In a new "Using Your Platform for Good", Irene Liu, GC of Checkr, looks at California's new rules on board diversity and what larger impact it could have.
In September, the governor of California made headlines when he signed AB-979, a first-of-its-kind law in the U.S. that requires a public company in the state to have a minimum number of people from underrepresented communities on its board of directors by 2022. This follows a 2018 California law similarly designed to require a minimum number of women directors.
Over the course of my career, I have worked with many organizations that were trying to address the lack of diversity, particularly at the top of corporations. Trewstar, a search firm for companies that understand the need to place women on their boards, is one of the most impactful given their focus on placing women on boards.
I recently had the chance to sit down with two experts from Trewstar — Beth Stewart, founder and CEO, and Debra Sandler, a senior advisor and seasoned boardroom executive — to discuss California’s mandated board diversity laws and how those new rules will trickle down to organizations. As women who have been on the front lines of advancing board diversity and taking action within companies for several years, both have incredibly valuable knowledge and experience concerning the challenges companies face as well as the value of building that diversity.
Here are some of the highlights of our conversation:
Improving board diversity is not a new concern and is still a significant problem
Stewart founded Trewstar in 2011 to focus on placing women on boards. Although board diversity was an important policy initiative in Europe at the time, the United States lagged behind for its time. In fact, very few U.S. companies explored placement of diverse candidates on their boards, despite the vast pool of qualified women candidates available.
Stewart, for example, had many years of valuable experience as a senior-level investment banker at Goldman Sachs and wanted to contribute to corporations through a board position. But turnover on corporate boards is very low and fostering diversity and change is slow for this conservative group. And despite having 20-years of board experience on four public company boards, Stewart knew the system was stacked against her. She also knew it would be difficult to find a board seat unless she helped change the system. That’s when she started Trewstar to help introduce companies and open the door to a qualified pool of women.
Diverse candidates should be hired because they bring a necessary skill set, not because they check a diversity box
Many boards value a conservative approach, and board searches often get bogged down in interpersonal networks because people want to work with those they know and trust. Since only 25% of Fortune 500 board directors are women, it’s easy to fall into the trap of repeatedly hiring white males for board positions without a purposeful intention to diversify their boards.
In the same vein, companies often create requirements of candidates having CEO experience, which also puts women and people of color at a disadvantage. Companies should instead focus on the skills and chemistry that boards need because such narrow qualifications limit the talent pool and create bottlenecks for talent and diversity. For example, a division president will often oversee a bigger part of a large company than the CEO of a smaller organization. It would behoove a company to consider such division presidents.

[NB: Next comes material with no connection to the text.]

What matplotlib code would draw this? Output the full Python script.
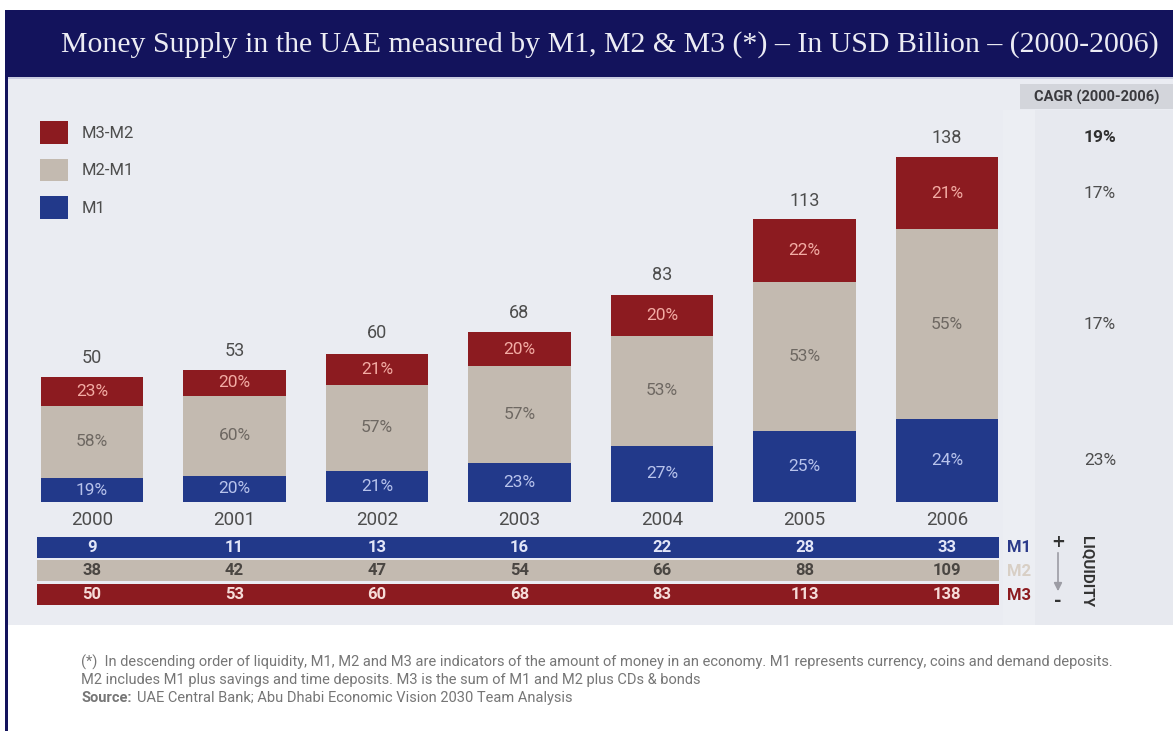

While some companies adopt policies like the NFL’s “Rooney Rule” to spur diversity at the top, this well-intentioned initiative can turn into a checkbox exercise. You shouldn’t add a woman to the board because she is a woman; you should add her to the board because she has a skillset that the board and the company need. Board positions are too valuable to spend on just checking a box — and from a candidate perspective, nobody wants to be the “diversity hire” for a board.
That’s why Stewart and Sandler recommend adopting the “Trewstar Rule,” which involves interviewing only women. If you don’t find the right candidate in that pool, then expand the search to a wider candidate pool.
Once companies begin to see the quality and caliber of potential board women members, Stewart said she found that they are always blown away by the skilled, insightful talent of women executives. Indeed, fears about board chemistry are usually dismissed as executives find people with whom they click. Many times, Trewstar even ends up putting two women on the board because these candidates are so amazing. Companies then begin to see the level of success these women executives bring, and they happily embrace the search for women directors instead of feeling compelled to do it.
Increasing board diversity should not be a battle, and there are no losing sides.
Hiring women and underrepresented groups for positions of influence is not about diminishing any particular group. After all, improving diversity empowers everyone.
Since systems don’t change on their own, legal steps are sometimes necessary, such as what California has done. Such legal developments there and elsewhere have created openings on boards, and companies are beginning to understand that diversifying boards is the right thing to do.
Sandler said she believes that we wouldn’t have seen change if people had not been forced, but now that diversity on boards is a trend and a legal mandate in California, there’s increased attention on recruiting strong women and minorities throughout the U.S.
Given these transformative developments, we need both men and women of all backgrounds to work together to bring about real change and open their doors to a qualified pool of diverse board candidates.